Cette législation vise ainsi à combler le vide réglementaire qui subsistait entre les grandes installations de combustion (de plus de 50 MW) couvertes par la directive IED et les appareils plus petits, comme les chauffages et les chaudières, régis par la directive dite Ecoconception (directive 2009/125/CE).
Les Etats membres de l’UE doivent veiller à ce que :
- toutes les nouvelles installations de combustion de taille moyenne, c’est-à-dire celles mises en service après le 19 décembre 2018 disposent d’une autorisation ou soient enregistrées ;
- d’ici au 1erjanvier 2024, toutes les installations existantes dont la puissance (ou capacité) thermique nominale totale est supérieure à 5 mégawatts (MW) disposent d’une autorisation ou soient enregistrées ;
- d’ici au 1erjanvier 2029, toutes les installations existantes dont la puissance thermique nominale totale est inférieure ou égale à 5 MW disposent d’une autorisation ou soient enregistrées.
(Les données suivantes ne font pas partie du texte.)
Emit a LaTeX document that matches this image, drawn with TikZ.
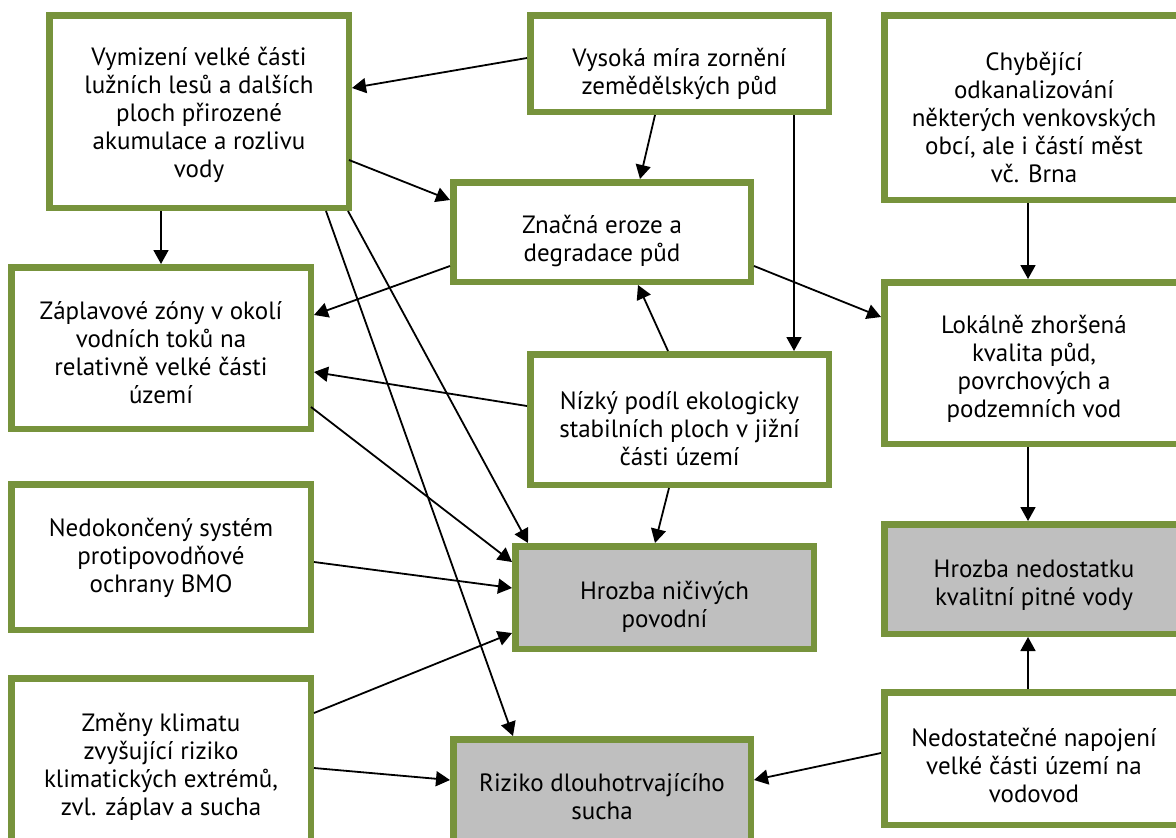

La législation fixe des valeurs limites d’émission par catégorie de combustible.
Ces valeurs limites sont entrées en vigueur le 20 décembre 2018 pour les installations nouvelles et d’ici 2025 ou 2030 pour les installations existantes, selon leur taille. Les exploitants d’installation doivent surveiller les émissions. Les Etats membres doivent mettre en place un système efficace d’inspection pour vérifier la conformité avec les valeurs limites d’émissions.